_Goal of the exercise_.
Read the entries below and pull out each line with the string "this".

_Supplied material_.
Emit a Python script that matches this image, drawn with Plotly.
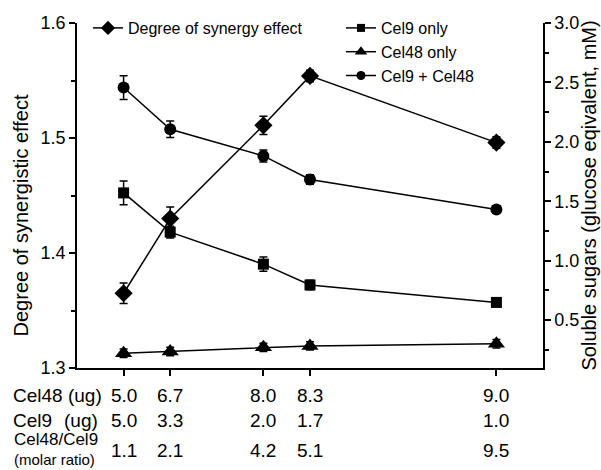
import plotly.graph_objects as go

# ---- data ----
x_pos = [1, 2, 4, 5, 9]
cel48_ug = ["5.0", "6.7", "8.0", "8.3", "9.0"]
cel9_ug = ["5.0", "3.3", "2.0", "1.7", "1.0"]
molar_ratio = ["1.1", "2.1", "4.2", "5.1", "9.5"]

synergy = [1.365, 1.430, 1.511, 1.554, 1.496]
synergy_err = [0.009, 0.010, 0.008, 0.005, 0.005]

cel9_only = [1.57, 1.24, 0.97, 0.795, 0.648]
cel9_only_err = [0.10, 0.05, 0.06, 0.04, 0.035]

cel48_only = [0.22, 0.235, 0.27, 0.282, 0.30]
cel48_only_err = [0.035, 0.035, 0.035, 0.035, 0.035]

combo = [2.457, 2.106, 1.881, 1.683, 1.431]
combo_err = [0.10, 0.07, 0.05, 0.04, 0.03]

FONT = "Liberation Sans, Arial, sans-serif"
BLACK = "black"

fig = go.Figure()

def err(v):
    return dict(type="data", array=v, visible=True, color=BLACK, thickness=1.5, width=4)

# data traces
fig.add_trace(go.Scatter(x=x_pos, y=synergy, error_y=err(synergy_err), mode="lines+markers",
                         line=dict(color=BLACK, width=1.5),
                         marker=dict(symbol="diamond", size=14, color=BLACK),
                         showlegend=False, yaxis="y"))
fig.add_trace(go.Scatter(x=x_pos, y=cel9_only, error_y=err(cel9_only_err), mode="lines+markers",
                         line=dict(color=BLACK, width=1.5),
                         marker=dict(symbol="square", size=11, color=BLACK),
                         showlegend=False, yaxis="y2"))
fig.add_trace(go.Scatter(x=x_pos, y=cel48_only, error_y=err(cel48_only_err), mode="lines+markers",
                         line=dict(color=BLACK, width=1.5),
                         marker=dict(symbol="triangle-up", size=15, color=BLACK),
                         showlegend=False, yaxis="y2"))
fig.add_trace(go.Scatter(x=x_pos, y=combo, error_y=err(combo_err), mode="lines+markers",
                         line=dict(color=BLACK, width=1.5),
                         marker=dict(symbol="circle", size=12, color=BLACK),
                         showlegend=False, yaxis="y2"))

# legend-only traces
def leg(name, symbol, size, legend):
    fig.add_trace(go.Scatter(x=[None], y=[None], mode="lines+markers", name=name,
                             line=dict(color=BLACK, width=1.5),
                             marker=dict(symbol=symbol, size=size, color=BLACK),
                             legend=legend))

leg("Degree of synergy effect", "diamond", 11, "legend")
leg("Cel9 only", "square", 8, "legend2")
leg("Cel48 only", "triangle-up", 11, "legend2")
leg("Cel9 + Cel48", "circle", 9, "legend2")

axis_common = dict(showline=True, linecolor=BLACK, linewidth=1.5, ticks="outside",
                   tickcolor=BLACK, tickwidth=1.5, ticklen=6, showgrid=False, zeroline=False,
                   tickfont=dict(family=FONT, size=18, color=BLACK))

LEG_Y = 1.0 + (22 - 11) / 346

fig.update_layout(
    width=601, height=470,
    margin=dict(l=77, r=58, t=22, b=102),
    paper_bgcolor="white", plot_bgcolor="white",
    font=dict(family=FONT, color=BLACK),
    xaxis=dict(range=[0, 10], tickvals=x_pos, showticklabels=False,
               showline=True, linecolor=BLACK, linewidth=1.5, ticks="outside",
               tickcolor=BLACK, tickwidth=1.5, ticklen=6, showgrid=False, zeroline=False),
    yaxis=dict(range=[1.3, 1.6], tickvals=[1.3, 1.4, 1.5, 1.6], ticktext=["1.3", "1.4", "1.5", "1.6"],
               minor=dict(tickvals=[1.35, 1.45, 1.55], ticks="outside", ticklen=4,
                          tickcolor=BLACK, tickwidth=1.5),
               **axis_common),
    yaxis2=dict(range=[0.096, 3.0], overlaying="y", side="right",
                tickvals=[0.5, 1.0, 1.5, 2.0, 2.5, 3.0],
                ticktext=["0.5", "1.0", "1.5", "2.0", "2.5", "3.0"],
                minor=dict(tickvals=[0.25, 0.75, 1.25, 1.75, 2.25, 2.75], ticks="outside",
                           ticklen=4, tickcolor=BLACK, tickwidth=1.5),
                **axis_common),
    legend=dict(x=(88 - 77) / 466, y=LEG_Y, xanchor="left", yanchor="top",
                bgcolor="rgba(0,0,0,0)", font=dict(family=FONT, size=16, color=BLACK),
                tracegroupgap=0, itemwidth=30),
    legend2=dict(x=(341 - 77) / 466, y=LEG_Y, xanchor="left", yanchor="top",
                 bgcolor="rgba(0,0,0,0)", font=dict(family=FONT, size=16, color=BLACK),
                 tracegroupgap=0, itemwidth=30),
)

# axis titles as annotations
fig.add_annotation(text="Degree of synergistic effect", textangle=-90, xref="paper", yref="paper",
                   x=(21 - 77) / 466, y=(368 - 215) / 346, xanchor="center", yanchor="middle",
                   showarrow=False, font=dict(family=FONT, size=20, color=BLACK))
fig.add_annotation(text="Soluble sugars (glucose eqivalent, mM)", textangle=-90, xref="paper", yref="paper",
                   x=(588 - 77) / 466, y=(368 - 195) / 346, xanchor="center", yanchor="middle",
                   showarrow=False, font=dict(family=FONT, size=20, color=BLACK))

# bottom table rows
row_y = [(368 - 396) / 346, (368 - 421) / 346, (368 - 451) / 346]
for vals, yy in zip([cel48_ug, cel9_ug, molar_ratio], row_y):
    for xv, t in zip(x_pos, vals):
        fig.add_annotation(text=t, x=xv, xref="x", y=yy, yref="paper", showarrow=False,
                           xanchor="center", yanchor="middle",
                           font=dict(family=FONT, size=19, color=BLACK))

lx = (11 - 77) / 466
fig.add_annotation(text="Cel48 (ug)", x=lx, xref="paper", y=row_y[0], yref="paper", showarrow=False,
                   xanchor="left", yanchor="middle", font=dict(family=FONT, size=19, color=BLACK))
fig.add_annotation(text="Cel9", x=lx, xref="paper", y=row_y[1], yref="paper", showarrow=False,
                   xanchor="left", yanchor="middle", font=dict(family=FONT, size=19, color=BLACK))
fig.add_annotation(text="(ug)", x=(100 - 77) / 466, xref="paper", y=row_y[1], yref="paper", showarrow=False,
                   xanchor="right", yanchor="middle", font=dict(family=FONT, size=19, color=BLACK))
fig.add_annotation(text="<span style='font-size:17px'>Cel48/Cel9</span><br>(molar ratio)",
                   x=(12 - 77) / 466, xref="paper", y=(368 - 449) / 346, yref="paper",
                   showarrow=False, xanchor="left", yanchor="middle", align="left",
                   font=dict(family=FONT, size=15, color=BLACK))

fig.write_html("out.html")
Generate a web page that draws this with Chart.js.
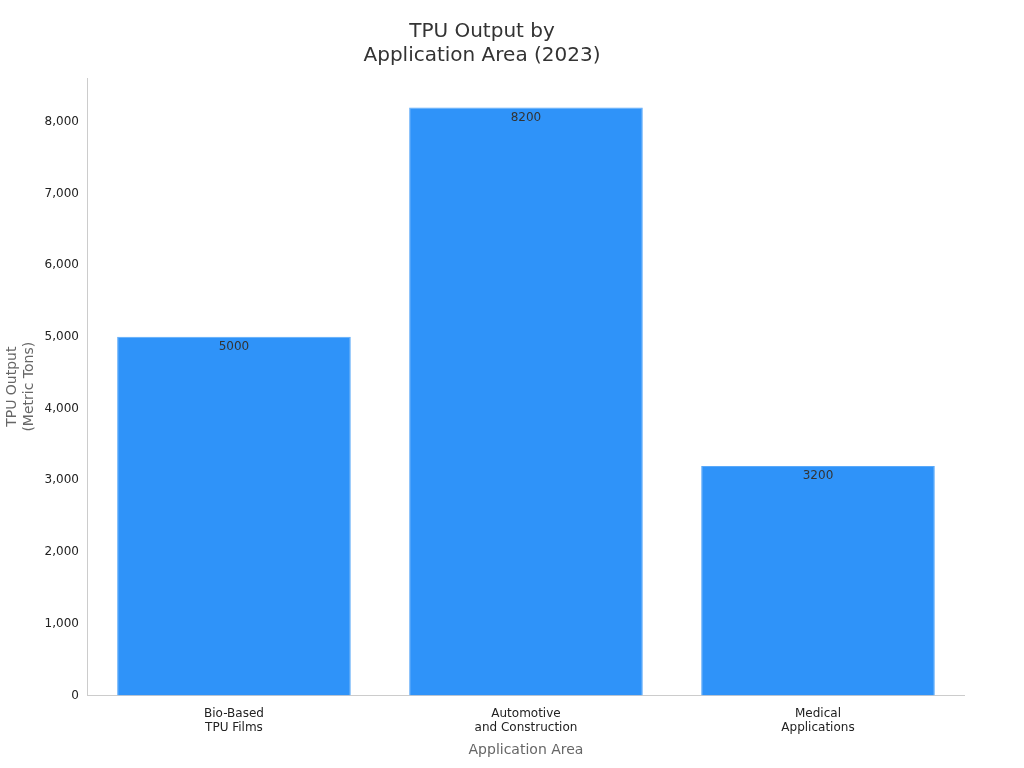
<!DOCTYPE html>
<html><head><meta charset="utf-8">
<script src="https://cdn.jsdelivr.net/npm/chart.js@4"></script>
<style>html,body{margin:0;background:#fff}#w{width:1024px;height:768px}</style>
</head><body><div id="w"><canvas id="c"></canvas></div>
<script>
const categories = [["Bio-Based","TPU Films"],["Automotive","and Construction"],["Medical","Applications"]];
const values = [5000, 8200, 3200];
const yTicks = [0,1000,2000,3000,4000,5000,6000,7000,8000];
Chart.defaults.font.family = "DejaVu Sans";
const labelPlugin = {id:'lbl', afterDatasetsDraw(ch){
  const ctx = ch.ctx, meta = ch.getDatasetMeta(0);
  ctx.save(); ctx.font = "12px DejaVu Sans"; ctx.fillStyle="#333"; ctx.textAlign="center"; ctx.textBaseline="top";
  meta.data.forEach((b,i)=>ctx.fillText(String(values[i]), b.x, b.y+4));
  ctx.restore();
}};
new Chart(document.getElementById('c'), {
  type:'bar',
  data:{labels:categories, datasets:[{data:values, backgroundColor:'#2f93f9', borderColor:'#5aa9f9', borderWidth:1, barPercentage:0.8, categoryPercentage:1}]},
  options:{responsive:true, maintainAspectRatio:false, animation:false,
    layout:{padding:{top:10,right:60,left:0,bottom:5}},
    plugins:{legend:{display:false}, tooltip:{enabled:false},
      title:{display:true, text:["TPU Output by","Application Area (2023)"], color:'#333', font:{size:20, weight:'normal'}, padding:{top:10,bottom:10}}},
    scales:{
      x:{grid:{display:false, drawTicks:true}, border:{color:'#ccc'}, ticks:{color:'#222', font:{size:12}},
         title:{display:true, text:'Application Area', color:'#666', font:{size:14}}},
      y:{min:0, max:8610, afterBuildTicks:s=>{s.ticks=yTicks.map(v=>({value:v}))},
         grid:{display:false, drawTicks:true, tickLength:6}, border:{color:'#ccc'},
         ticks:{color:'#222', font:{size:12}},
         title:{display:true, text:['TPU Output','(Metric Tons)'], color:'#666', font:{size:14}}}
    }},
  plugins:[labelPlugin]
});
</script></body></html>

_Output of the exercise_.
Emit a Python script that matches this image, drawn with Plotly.
Generate a web page that draws this with Chart.js.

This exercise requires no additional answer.